The Paradox of Growth and Cash

One of the most counter-intuitive lessons the cash flow statement teaches is that growth often consumes cash before it generates it. This is the paradox that trips up many successful small businesses: the very thing that seems best for your business—rapid growth—can actually kill it if not managed carefully from a cash perspective.

When you grow, you typically need:

  • More inventory to support higher sales
  • Higher accounts receivable as more customers owe you money
  • More equipment or space to handle increased volume
  • More staff to serve additional customers

All these requirements consume cash before your higher sales volume starts generating additional cash. This is why otherwise successful businesses can find themselves in a cash crisis precisely when sales are booming.

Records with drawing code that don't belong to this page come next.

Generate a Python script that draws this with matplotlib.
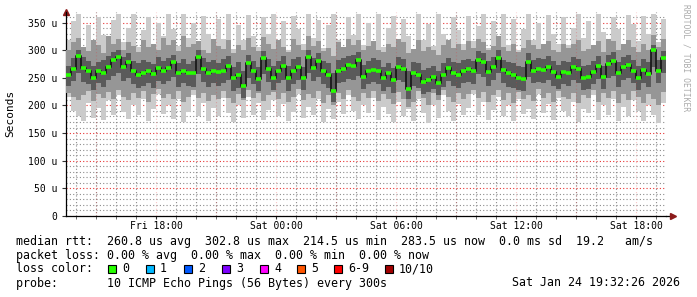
import matplotlib
matplotlib.use("Agg")
import matplotlib.pyplot as plt
import matplotlib.dates as mdates
from matplotlib.patches import Rectangle
import numpy as np
import pandas as pd

W, H = 697, 297
MONO = "DejaVu Sans Mono"

# 15 minute steps, Fri 13:30 -> Sat 19:30
start = "2026-01-23 13:30"
step = "15min"

# median rtt (us)
med = [255, 265, 290, 268, 262, 250, 262, 258, 270, 282, 288, 270, 278, 262, 255, 258, 262, 256, 268, 262,
       267, 278, 258, 262, 258, 258, 288, 266, 258, 262, 260, 262, 272, 250, 255, 236, 276, 262, 248, 285,
       266, 250, 262, 272, 250, 262, 270, 250, 288, 268, 280, 262, 255, 226, 262, 266, 274, 272, 282, 252,
       262, 264, 262, 250, 258, 246, 270, 266, 230, 258, 255, 242, 246, 252, 240, 255, 268, 258, 255, 262,
       266, 262, 282, 278, 260, 270, 286, 264, 258, 255, 250, 248, 278, 262, 266, 264, 270, 260, 252, 260,
       258, 270, 265, 250, 252, 260, 272, 252, 275, 280, 258, 270, 274, 262, 250, 264, 256, 300, 262, 285]

# smoke: outer ping range
hi = [318, 352, 366, 306, 345, 312, 360, 328, 300, 355, 366, 315, 340, 366, 305, 336, 360, 310, 350, 325,
      366, 338, 308, 366, 322, 350, 304, 362, 330, 310, 356, 320, 366, 302, 345, 318, 364, 326, 306, 360,
      330, 366, 310, 352, 300, 362, 338, 312, 366, 322, 355, 304, 346, 366, 318, 302, 360, 328, 366, 310,
      350, 316, 366, 306, 340, 362, 312, 356, 326, 300, 366, 318, 348, 308, 366, 330, 304, 360, 336, 312,
      362, 316, 344, 366, 304, 352, 326, 366, 310, 356, 300, 338, 366, 318, 350, 306, 364, 330, 312, 360,
      310, 340, 366, 322, 352, 300, 366, 332, 312, 360, 338, 306, 364, 348, 316, 362, 330, 366, 314, 356]
lo = [215, 190, 180, 172, 205, 178, 196, 174, 210, 182, 218, 188, 176, 200, 182, 212, 172, 194, 220, 184,
      200, 176, 212, 170, 188, 218, 180, 205, 172, 196, 180, 214, 186, 170, 200, 178, 216, 182, 204, 174,
      192, 210, 180, 202, 172, 188, 220, 178, 198, 182, 212, 170, 194, 176, 206, 184, 218, 190, 176, 200,
      186, 214, 174, 198, 184, 170, 206, 180, 194, 172, 212, 186, 168, 200, 178, 218, 190, 172, 202, 182,
      196, 220, 182, 206, 174, 192, 216, 180, 200, 172, 212, 184, 194, 176, 220, 186, 202, 174, 214, 190,
      180, 206, 170, 194, 186, 218, 174, 200, 182, 212, 172, 198, 180, 210, 190, 172, 200, 182, 168, 204]

# middle ping range
uh = [300, 315, 322, 305, 298, 318, 310, 295, 325, 312, 320, 300, 315, 308, 296, 318, 305, 312, 300, 322,
      310, 318, 298, 325, 305, 312, 316, 300, 295, 320, 308, 302, 318, 294, 310, 300, 322, 306, 298, 324,
      312, 302, 318, 306, 296, 320, 310, 300, 326, 308, 316, 298, 304, 290, 314, 306, 320, 310, 318, 300,
      308, 316, 300, 296, 312, 306, 320, 314, 294, 302, 318, 298, 306, 300, 292, 310, 318, 304, 312, 300,
      316, 304, 320, 314, 300, 308, 326, 306, 298, 312, 296, 304, 318, 310, 302, 312, 316, 300, 296, 312,
      304, 312, 318, 298, 302, 310, 316, 296, 320, 316, 300, 312, 318, 306, 296, 312, 300, 328, 306, 320]
ul = [222, 215, 210, 218, 226, 208, 220, 214, 224, 212, 228, 216, 210, 222, 214, 226, 206, 220, 230, 214,
      220, 212, 226, 206, 216, 228, 214, 222, 208, 218, 212, 226, 214, 204, 220, 210, 228, 214, 222, 208,
      218, 224, 212, 222, 206, 216, 230, 210, 220, 214, 226, 204, 218, 200, 222, 212, 228, 216, 208, 222,
      214, 226, 208, 220, 212, 202, 224, 212, 198, 206, 226, 214, 200, 222, 210, 228, 216, 206, 222, 212,
      220, 228, 214, 224, 206, 218, 228, 210, 222, 204, 224, 212, 218, 208, 230, 214, 222, 206, 226, 216,
      212, 222, 204, 218, 214, 228, 206, 222, 214, 226, 204, 220, 210, 226, 216, 204, 220, 212, 200, 224]

# inner ping range
ch = [272, 285, 300, 288, 280, 272, 278, 282, 290, 296, 300, 288, 295, 280, 276, 282, 278, 275, 288, 280,
      285, 292, 276, 284, 275, 280, 300, 285, 278, 282, 276, 284, 290, 270, 278, 262, 292, 280, 270, 298,
      284, 272, 280, 290, 272, 284, 288, 270, 300, 286, 294, 280, 276, 258, 282, 286, 290, 292, 296, 274,
      280, 286, 282, 270, 276, 268, 288, 284, 262, 278, 276, 264, 268, 272, 262, 276, 286, 278, 276, 282,
      284, 280, 298, 294, 280, 288, 300, 282, 278, 276, 272, 270, 294, 282, 286, 284, 290, 280, 274, 280,
      278, 288, 284, 272, 274, 280, 290, 272, 292, 296, 278, 288, 292, 282, 272, 284, 278, 310, 282, 298]
cl = [236, 244, 258, 242, 238, 228, 240, 234, 246, 254, 258, 244, 250, 238, 232, 236, 240, 232, 244, 238,
      244, 252, 234, 240, 236, 234, 256, 242, 234, 240, 236, 240, 246, 226, 232, 214, 250, 238, 226, 256,
      242, 228, 240, 246, 226, 238, 246, 228, 258, 244, 252, 238, 232, 206, 240, 242, 248, 246, 254, 230,
      238, 242, 238, 226, 234, 222, 246, 242, 212, 236, 232, 220, 224, 230, 218, 234, 244, 236, 232, 240,
      242, 238, 256, 252, 236, 246, 258, 240, 234, 232, 228, 226, 252, 240, 242, 240, 246, 236, 230, 238,
      236, 246, 240, 228, 230, 238, 248, 230, 250, 254, 234, 246, 250, 240, 228, 240, 234, 270, 240, 258]

yticks = [0, 50, 100, 150, 200, 250, 300, 350]
ytick_labels = ["0", "50 u", "100 u", "150 u", "200 u", "250 u", "300 u", "350 u"]

loss_labels = ["0", "1", "2", "3", "4", "5", "6-9", "10/10"]
loss_colors = ["#26ff00", "#00b8ff", "#0059ff", "#7e00ff", "#ff00ff", "#ff5500", "#ff0000", "#a10000"]

legend_lines = [
    "median rtt:  260.8 us avg  302.8 us max  214.5 us min  283.5 us now  0.0 ms sd  19.2   am/s",
    "packet loss: 0.00 % avg  0.00 % max  0.00 % min  0.00 % now",
    "loss color:",
    "probe:       10 ICMP Echo Pings (56 Bytes) every 300s",
]
stamp = "Sat Jan 24 19:32:26 2026"


def px(x, y):
    # pixel position -> figure fraction
    return x / W, 1 - y / H


def ext(v):
    return np.append(v, v[-1])


t = pd.date_range(start, periods=len(med) + 1, freq=step)

fig = plt.figure(figsize=(W / 100, H / 100), dpi=100)
ax = fig.add_axes([66 / W, 81 / H, 600 / W, 204 / H])

ax.fill_between(t, ext(lo), ext(hi), step="post", color="#cbcbcb", lw=0, zorder=2)
ax.fill_between(t, ext(ul), ext(uh), step="post", color="#969696", lw=0, zorder=3)
ax.fill_between(t, ext(cl), ext(ch), step="post", color="#5a5a5a", lw=0, zorder=4)
ax.step(t, ext(med), where="post", color="#1a1a1a", lw=1.3, zorder=6)
ax.hlines(med, t[:-1], t[1:], color=loss_colors[0], lw=2.6, zorder=7)

ax.set_xlim(t[0], t[-1])
ax.set_ylim(0, 369)

# grid drawn over the smoke: gray every hour / 10 us, reddish every 3 h / 50 us
ax.set_yticks(yticks)
ax.set_yticklabels(ytick_labels, family=MONO, fontsize=7)
ax.set_yticks(np.arange(0, 369, 10), minor=True)
ax.xaxis.set_major_locator(mdates.HourLocator(byhour=[0, 6, 12, 18]))
ax.xaxis.set_major_formatter(mdates.DateFormatter("%a %H:%M"))
ax.xaxis.set_minor_locator(mdates.HourLocator())
for lab in ax.get_xticklabels():
    lab.set_family(MONO)
    lab.set_fontsize(7)

grid = dict(ls=(0, (1, 2)), lw=0.8, zorder=5)
gray_grid = (0.55, 0.55, 0.55, 0.22)
red_grid = (0.9, 0.2, 0.2, 0.28)
ax.grid(which="minor", color=gray_grid, **grid)
ax.grid(which="major", axis="y", color=red_grid, **grid)
ax.grid(which="major", axis="x", visible=False)
for d in mdates.HourLocator(byhour=range(0, 24, 3)).tick_values(t[0], t[-1]):
    ax.axvline(d, color=red_grid, **grid)

ax.tick_params(which="major", axis="y", length=3, width=0.8, pad=3, color="#333333")
ax.tick_params(which="minor", axis="y", length=0)
ax.tick_params(which="major", axis="x", length=2, width=0.8, pad=1.5, color="#333333")
ax.tick_params(which="minor", axis="x", length=2, width=0.6, color="#555555")

for s in ["top", "right"]:
    ax.spines[s].set_visible(False)
ax.spines["left"].set_linewidth(0.9)
ax.spines["bottom"].set_linewidth(0.9)
ax.plot([1.0, 1.008], [0, 0], transform=ax.transAxes, color="black", lw=0.9, clip_on=False)
ax.plot([1.012], [0], transform=ax.transAxes, marker=">", color="#8b1a1a", ms=4, clip_on=False)
ax.plot([0], [1.0], transform=ax.transAxes, marker="^", color="#8b1a1a", ms=4, clip_on=False)

fig.text(*px(10, 113), "Seconds", rotation=90, ha="center", va="center", family=MONO, fontsize=8)
fig.text(*px(686, 4), "RRDTOOL / TOBI OETIKER", rotation=270, ha="center", va="top",
         family=MONO, fontsize=5.8, color="#aaaaaa")

# legend block
for i, line in enumerate(legend_lines):
    fig.text(*px(16, 241 + 14 * i), line, ha="left", va="center", family=MONO, fontsize=8.4)
fig.text(*px(680, 283), stamp, ha="right", va="center", family=MONO, fontsize=8.4)

box_x = [108, 146, 184, 222, 260, 297, 334, 385]
for bx, lab, col in zip(box_x, loss_labels, loss_colors):
    x0, y0 = px(bx, 273)
    fig.add_artist(Rectangle((x0, y0), 8 / W, 8 / H, transform=fig.transFigure,
                             facecolor=col, edgecolor="black", lw=0.8))
    fig.text(*px(bx + 14, 269), lab, ha="left", va="center", family=MONO, fontsize=8.4)

fig.savefig("out.png", dpi=100)
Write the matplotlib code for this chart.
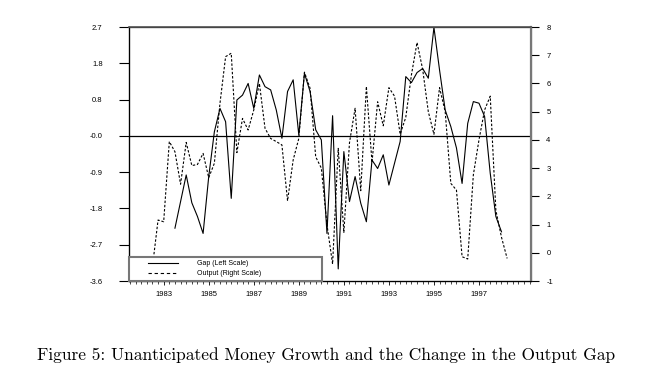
import numpy as np
import matplotlib
matplotlib.use("Agg")
import matplotlib.pyplot as plt
from matplotlib.ticker import MultipleLocator
from matplotlib.legend_handler import HandlerLine2D

# quarterly series
gap_start = 1983.5      # first quarter shown for the gap series
gap = [-2.29, -1.63, -0.97, -1.66, -2.0, -2.42, -1.01, 0.1, 0.68, 0.35,
       -1.55, 0.89, 1.01, 1.3, 0.68, 1.51, 1.22, 1.14, 0.64, -0.06,
       1.1, 1.39, 0.02, 1.55, 1.1, 0.15, -0.1, -2.42, 0.5, -3.3,
       -0.39, -1.63, -1.01, -1.67, -2.13, -0.6, -0.81, -0.47, -1.22, -0.68,
       -0.14, 1.47, 1.32, 1.57, 1.67, 1.43, 2.69, 1.63, 0.64, 0.23,
       -0.3, -1.18, 0.31, 0.85, 0.81, 0.48, -0.93, -2.0, -2.38]

output_start = 1982.5   # first quarter shown for the output series
output = [-0.5, 1.16, 1.1, 3.94, 3.58, 2.43, 3.91, 3.09, 3.13, 3.52,
          2.66, 3.17, 5.3, 6.95, 7.07, 3.55, 4.76, 4.35, 5.06, 6.0,
          4.41, 4.05, 3.94, 3.82, 1.84, 3.29, 4.05, 6.4, 5.83, 3.4,
          3.0, 1.0, -0.4, 3.7, 0.72, 3.9, 5.12, 2.2, 5.89, 3.2,
          5.35, 4.5, 5.85, 5.55, 4.2, 4.8, 6.3, 7.45, 6.5, 5.0,
          4.2, 5.85, 5.0, 2.46, 2.22, -0.14, -0.22, 2.76, 4.0, 5.06,
          5.55, 1.5, 0.55, -0.2]

year_ticks = [1983, 1985, 1987, 1989, 1991, 1993, 1995, 1997]
left_ticks = [2.7, 1.8, 0.9, 0.0, -0.9, -1.8, -2.7, -3.6]
left_labels = ['2.7', '1.8', '0.8', '-0.0', '-0.9', '-1.8', '-2.7', '-3.6']
right_ticks = [8, 7, 6, 5, 4, 3, 2, 1, 0, -1]

caption = "Figure 5: Unanticipated Money Growth and the Change in the Output Gap"

gap_dates = gap_start + np.arange(len(gap)) / 4.0
output_dates = output_start + np.arange(len(output)) / 4.0

plt.rcParams['font.family'] = ['Liberation Sans', 'DejaVu Sans']

fig = plt.figure(figsize=(6.51, 3.76), dpi=100)
ax = fig.add_axes([129 / 651, 1 - 281 / 376, 402 / 651, 254 / 376])
ax2 = ax.twinx()

line_gap, = ax.plot(gap_dates, gap, color='black', lw=0.8, label='Gap (Left Scale)')
ax.axhline(0, color='black', lw=0.9)
line_out, = ax2.plot(output_dates, output, color='black', lw=0.8,
                     linestyle=(0, (2.2, 1.6)), label='Output (Right Scale)')

ax.set_xlim(1981.46, 1999.31)
ax.set_ylim(-3.6, 2.7)
ax2.set_ylim(-1, 8)

ax.set_xticks(year_ticks, labels=[str(y) for y in year_ticks])
ax.xaxis.set_minor_locator(MultipleLocator(0.25))
ax.set_yticks(left_ticks, labels=left_labels)
ax2.set_yticks(right_ticks, labels=[str(v) for v in right_ticks])

ax.tick_params(axis='x', which='major', length=3, width=0.6, pad=4,
               labelsize=5.5, colors='black')
ax.tick_params(axis='x', which='minor', length=2, width=0.5)
ax.tick_params(axis='y', length=7, width=0.8, pad=12, labelsize=5.5,
               colors='black')
ax2.tick_params(axis='y', length=6, width=0.8, pad=5, labelsize=5.5,
                colors='black')

for sp in ['top', 'left', 'bottom']:
    ax.spines[sp].set_linewidth(0.9)
ax2.spines['right'].set_color('#777777')
ax2.spines['right'].set_linewidth(1.6)
ax2.spines['top'].set_linewidth(1.2)
ax2.spines['top'].set_color('#555555')

hmap = {line_gap: HandlerLine2D(xpad=2.2), line_out: HandlerLine2D(xpad=2.2)}
leg = ax2.legend(handles=[line_gap, line_out], handler_map=hmap,
                 loc='lower left', bbox_to_anchor=(0, 0, 0.48, 0.094),
                 mode='expand', borderaxespad=0, fontsize=5,
                 handlelength=6.5, handletextpad=2.7, labelspacing=0.4,
                 borderpad=0.55, fancybox=False, framealpha=1)
leg.get_frame().set_edgecolor('#777777')
leg.get_frame().set_linewidth(1.5)
leg.set_zorder(10)
for h in leg.get_lines():
    h.set_linewidth(0.8)
leg.get_lines()[1].set_linestyle((0, (3, 2.5)))

fig.text(326.5 / 651, 1 - 355 / 376, caption, ha='center', va='center',
         fontsize=12.5, family=['cmr10', 'DejaVu Serif'])

fig.savefig('out.png', dpi=100)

Your cash flow statement helps you navigate this paradox by:

  • Showing how much growth you can finance from operations
  • Indicating when you need to slow growth to allow cash to catch up
  • Highlighting when external financing might be appropriate to fund sustainable growth
  • Revealing which aspects of growth consume the most cash in your particular business

The Liberating Truth of Cash Flow

There’s something profoundly liberating about truly understanding what your cash flow statement shows. It cuts through accounting complexities to reveal the simple truth of whether your business is actually generating more cash than it’s consuming.

This clarity is powerful. It helps you build a business that’s not just theoretically profitable but practically sustainable—one that can weather unexpected challenges, fund its own growth, and ultimately provide the financial freedom that was probably among your goals when you started.

Your cash flow statement shows the unvarnished financial reality of your business. And while reality sometimes disappoints, it’s always, always the best foundation for making better decisions.


This article is intended for educational purposes only and should not be considered financial advice. Always consult with a qualified financial professional for advice specific to your situation.